Scholz: Abschied ohne sichtbare Wehmut

Scholz: Abschied ohne sichtbare Wehmut
Nach dem Ende seiner Kanzlerschaft wolle er mehr Sport treiben, Bücher lesen und wandern gehen: Auf dem evangelischen Kirchentag in Hannover hat Olaf Scholz (SPD) wohl seinen letzten großen Auftritt - und zeigt sich ungewohnt in Plauderlaune.
02.05.2025
epd
Von Stephan Cezanne (epd)

Hannover (epd). Der scheidende Bundeskanzler Olaf Scholz (SPD) hat sich gegen Kritik an seiner Amtsführung gewehrt. „Ich denke schon, dass ich überwiegend das Richtige getan habe und dass das auch rauskommen wird“, sagte er am Freitag auf einem Hauptpodium des 39. Deutschen Evangelischen Kirchentages in Hannover. In seiner in der kommenden Woche endeten Amtszeit habe er viele Weichen für eine gute Zukunft in Deutschland gestellt.

Auf der Messe der niedersächsischen Landeshauptstadt wurde der 66-jährige SPD-Politiker von Hunderten Kirchentagsbesuchern mit stehendem Applaus empfangen und verabschiedet. Im Gespräch mit der NDR-Journalistin Christina von Saß gab er sich entspannt und wie gewohnt hanseatisch zurückhaltend bei persönlichen Fragen. Dennoch gab er einige Einblicke in sein Seelenleben. Bisher gehe es ihm „ziemlich gut“ mit Blick auf das Ende seiner Kanzlerschaft, räumte er ein.

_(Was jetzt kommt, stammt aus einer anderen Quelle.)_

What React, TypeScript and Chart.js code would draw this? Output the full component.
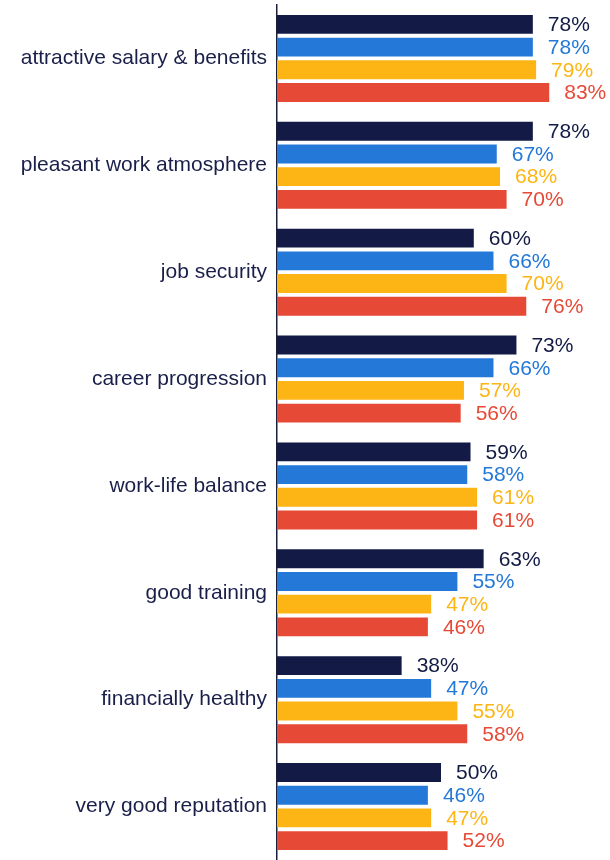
import React, { useEffect, useRef } from "react";
import { Chart, registerables } from "chart.js";

Chart.register(...registerables);

const categories = [
  "attractive salary & benefits",
  "pleasant work atmosphere",
  "job security",
  "career progression",
  "work-life balance",
  "good training",
  "financially healthy",
  "very good reputation",
];

const series1 = [78, 78, 60, 73, 59, 63, 38, 50];
const series2 = [78, 67, 66, 66, 58, 55, 47, 46];
const series3 = [79, 68, 70, 57, 61, 47, 55, 47];
const series4 = [83, 70, 76, 56, 61, 46, 58, 52];

const colors = ["#121a45", "#2478d8", "#fdb515", "#e64a37"];
const FONT = "Arial, 'Liberation Sans', sans-serif";

const labelPlugin = {
  id: "valueLabels",
  afterDatasetsDraw(chart: any) {
    const ctx = chart.ctx;
    ctx.save();
    ctx.font = `21px ${FONT}`;
    ctx.textAlign = "left";
    ctx.textBaseline = "middle";
    chart.data.datasets.forEach((ds: any, di: number) => {
      const meta = chart.getDatasetMeta(di);
      ctx.fillStyle = colors[di];
      meta.data.forEach((bar: any, i: number) => {
        ctx.fillText(`${ds.data[i]}%`, bar.x + 15, bar.y + 1);
      });
    });
    ctx.restore();
  },
};

export default function App() {
  const ref = useRef<HTMLCanvasElement>(null);
  useEffect(() => {
    document.body.style.margin = "0";
    const chart = new Chart(ref.current!, {
      type: "bar",
      data: {
        labels: categories,
        datasets: [series1, series2, series3, series4].map((d, i) => ({
          label: `s${i}`,
          data: d,
          backgroundColor: colors[i],
          categoryPercentage: 0.85,
          barPercentage: 0.83,
        })),
      },
      options: {
        indexAxis: "y",
        animation: false,
        responsive: false,
        maintainAspectRatio: false,
        layout: { padding: { top: 5, right: 5, bottom: -3, left: 0 } },
        plugins: {
          legend: { display: false },
          tooltip: { enabled: false },
        },
        scales: {
          x: {
            display: false,
            min: 0,
            max: 100,
          },
          y: {
            grid: { display: false, drawTicks: false },
            border: { display: true, color: "#1a1f3a", width: 1.5 },
            afterFit(scale: any) {
              scale.width = 277;
              scale.paddingTop = 0;
              scale.paddingBottom = 0;
            },
            ticks: {
              color: "#1a1f4a",
              padding: 10,
              font: { family: FONT, size: 21 },
            },
          },
        },
      },
      plugins: [labelPlugin],
    });
    return () => chart.destroy();
  }, []);
  return (
    <div style={{ position: "absolute", left: 0, top: 0 }}>
      <canvas ref={ref} width={610} height={860} style={{ width: 610, height: 860 }} />
    </div>
  );
}
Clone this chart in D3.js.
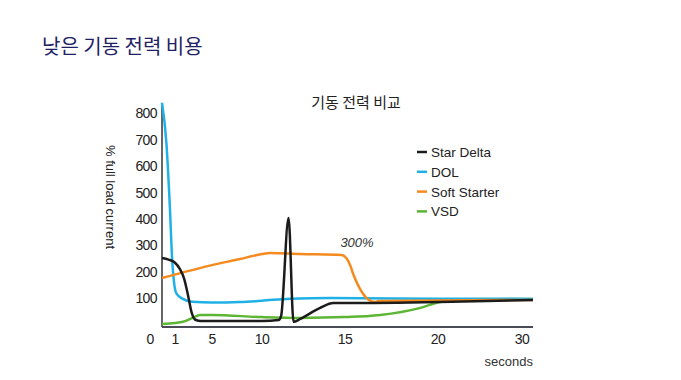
<!DOCTYPE html>
<html>
<head>
<meta charset="utf-8">
<script src="https://cdn.jsdelivr.net/npm/d3@7"></script>
<style>
  body { margin: 0; background: #fff; }
  svg { display: block; }
  text { font-family: "Liberation Sans", Arial, sans-serif; }
  .ko { font-family: "Noto Sans CJK KR", "Noto Sans", sans-serif; }
</style>
</head>
<body>
<svg id="chart" width="681" height="380"></svg>
<script>
// tick labels
var xTicks = [0, 1, 5, 10, 15, 20, 30];
var yTicks = [100, 200, 300, 400, 500, 600, 700, 800];

// series [seconds, % full load current]
var starDelta = [[0,252],[0.5,246],[1,234],[1.5,212],[2.0,172],[2.4,112],[2.8,45],[3.2,18],[3.8,13],
  [5,13],[10,13],[11,17],[11.15,32],[11.6,403],[11.9,10],[12.3,21],[13.5,63],[14.3,81],[15,81],[20.2,85],[31.3,93]];
var dol = [[0,840],[0.35,680],[0.6,450],[0.8,230],[0.95,150],[1.15,118],[1.8,98],[2.85,86],[5,83],[7.8,85],
  [10,90],[11.7,98],[14.1,100],[20,98],[31.3,97]];
var softStarter = [[0,176],[5,225],[7.8,248],[10,267],[10.5,271],[12.3,267],[14.8,263],[15.3,221],[15.4,199],
  [16.6,85],[16.8,89],[31.3,93]];
var vsd = [[0,2],[1,6],[2.1,13],[2.9,25],[3.7,36],[5,36],[10,28],[12.3,25],[15,28],[16.9,36],[19,62],
  [20.2,85],[22.6,93],[31.3,97]];

var seriesNames = ["Star Delta", "DOL", "Soft Starter", "VSD"];
var seriesData = [starDelta, dol, softStarter, vsd];
var colors = ["#1c1c1c", "#1fb1e6", "#f58a1f", "#5db536"];

var svg = d3.select("#chart");

// x axis is not linear in the source picture, so map tick to tick
var x = d3.scaleLinear()
  .domain([0, 1, 5, 10, 15, 20, 30, 31.3])
  .range([162, 175, 212, 262, 345, 438, 522, 533]);
var y = d3.scaleLinear().domain([0, 800]).range([324.5, 113.3]);

svg.append("text").attr("class", "ko")
  .attr("x", 42).attr("y", 54)
  .attr("font-size", 20).attr("fill", "#1f2165")
  .text("낮은 기동 전력 비용");

svg.append("text").attr("class", "ko")
  .attr("x", 356).attr("y", 108).attr("text-anchor", "middle")
  .attr("font-size", 15).attr("fill", "#222")
  .text("기동 전력 비교");

// axis lines
svg.append("line")
  .attr("x1", x(0)).attr("x2", x(0))
  .attr("y1", 106).attr("y2", 327)
  .attr("stroke", "#666").attr("stroke-width", 2);
svg.append("line")
  .attr("x1", x(0)).attr("x2", x(31.3))
  .attr("y1", 327).attr("y2", 327)
  .attr("stroke", "#4b4b58").attr("stroke-width", 2);

svg.selectAll(".ytick").data(yTicks).enter().append("text")
  .attr("x", 157).attr("y", function(d) { return y(d) + 5; })
  .attr("text-anchor", "end").attr("font-size", 14).attr("fill", "#222")
  .attr("letter-spacing", -0.6)
  .text(function(d) { return d; });

svg.selectAll(".xtick").data(xTicks).enter().append("text")
  .attr("x", function(d) { return d === 0 ? x(d) - 12 : x(d); })
  .attr("y", 344)
  .attr("text-anchor", "middle").attr("font-size", 14).attr("fill", "#222")
  .attr("letter-spacing", -0.6)
  .text(function(d) { return d; });

svg.append("text")
  .attr("x", 533).attr("y", 366).attr("text-anchor", "end")
  .attr("font-size", 13).attr("fill", "#333")
  .text("seconds");

svg.append("text")
  .attr("transform", "translate(106,197) rotate(90)")
  .attr("text-anchor", "middle").attr("font-size", 13).attr("fill", "#222")
  .text("% full load current");

var line = d3.line()
  .x(function(d) { return x(d[0]); })
  .y(function(d) { return y(d[1]); })
  .curve(d3.curveMonotoneX);

// draw order: green, blue, orange, black on top
[3, 1, 2, 0].forEach(function(i) {
  svg.append("path")
    .datum(seriesData[i])
    .attr("d", line)
    .attr("fill", "none")
    .attr("stroke", colors[i])
    .attr("stroke-width", 2.5)
    .attr("stroke-linejoin", "round");
});

svg.append("text")
  .attr("x", 357).attr("y", 247).attr("text-anchor", "middle")
  .attr("font-size", 13).attr("font-style", "italic").attr("fill", "#333")
  .text("300%");

var legend = svg.selectAll(".leg").data(seriesNames).enter().append("g")
  .attr("transform", function(d, i) { return "translate(417," + (152 + i * 19.8) + ")"; });
legend.append("line")
  .attr("x1", 0).attr("x2", 10)
  .attr("stroke", function(d, i) { return colors[i]; })
  .attr("stroke-width", 2.5);
legend.append("text")
  .attr("x", 14).attr("y", 5)
  .attr("font-size", 13.5).attr("fill", "#222")
  .text(function(d) { return d; });
</script>
</body>
</html>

Scholz äußerte sich zu vielen politischen Themen: Trotz der Einstufung der AfD als gesichert rechtsextremistisch sprach er sich gegen einen Schnellschuss bei einem Parteiverbotsverfahren aus: „Ich finde, das ist eine Sache, die man nicht übers Knie brechen darf.“ Respekt und Solidarität in einer Gesellschaft sei ein Mittel gegen rechten Populismus.

„Wir müssen untereinander Respekt entwickeln für unterschiedliche berufliche Lebenswege und Lebensentscheidungen über die Frage, wie man sein Glück finden will“, sagte Scholz. Er warnte zugleich vor einer verbreiteten Schwarzmalerei. „Wir können ohne Zuversicht gar nicht leben“ sagte er unter großem Applaus. Obwohl er selbst keiner Kirche angehöre, schätze er den Beitrag der Kirchen für den Zusammenhalt der Gesellschaft sehr.

Er wünsche sich für die anstehenden Zukunftsfragen eine breitere politische Debatte: „Wir müssen eine komplexe Debatte zulassen.“ Es gebe Politiker in Deutschland, die „jede Woche etwas anderes sagen“, sagte Scholz. Zu denen habe er nie gehören wollen.

Zur Einführung der Wehrpflicht äußerte sich Scholz zurückhaltend. Klar sei, dass Deutschland für seine Verteidigung im Ernstfall mehr Soldaten brauche. Für die Rückkehr zur allgemeinen Wehrpflicht fehle es an Kapazitäten. Stattdessen favorisiere er das Modell, in dem junge Menschen angeschrieben werden und sich freiwillig melden können. Scholz selbst hatte als junger Mann Ersatzdienst geleistet.

Scholz sieht seine seine politische Zukunft weiterhin im Bundestag, will aber „nicht jeden Tag die Politik kommentieren“. Seine gewonnene freie Zeit möchte er nutzen, um mehr Sport zu treiben, Bücher zu lesen und mit seiner Ehefrau wandern zu gehen.

Der 39. Deutsche Evangelische Kirchentag findet bis Sonntag in Hannover statt. Das fünftägige Treffen steht unter der Losung „mutig - stark - beherzt“. Bundeskanzlerin a.D. Angela Merkel (CDU) war am Donnerstag zu Gast auf dem Protestantentreffen.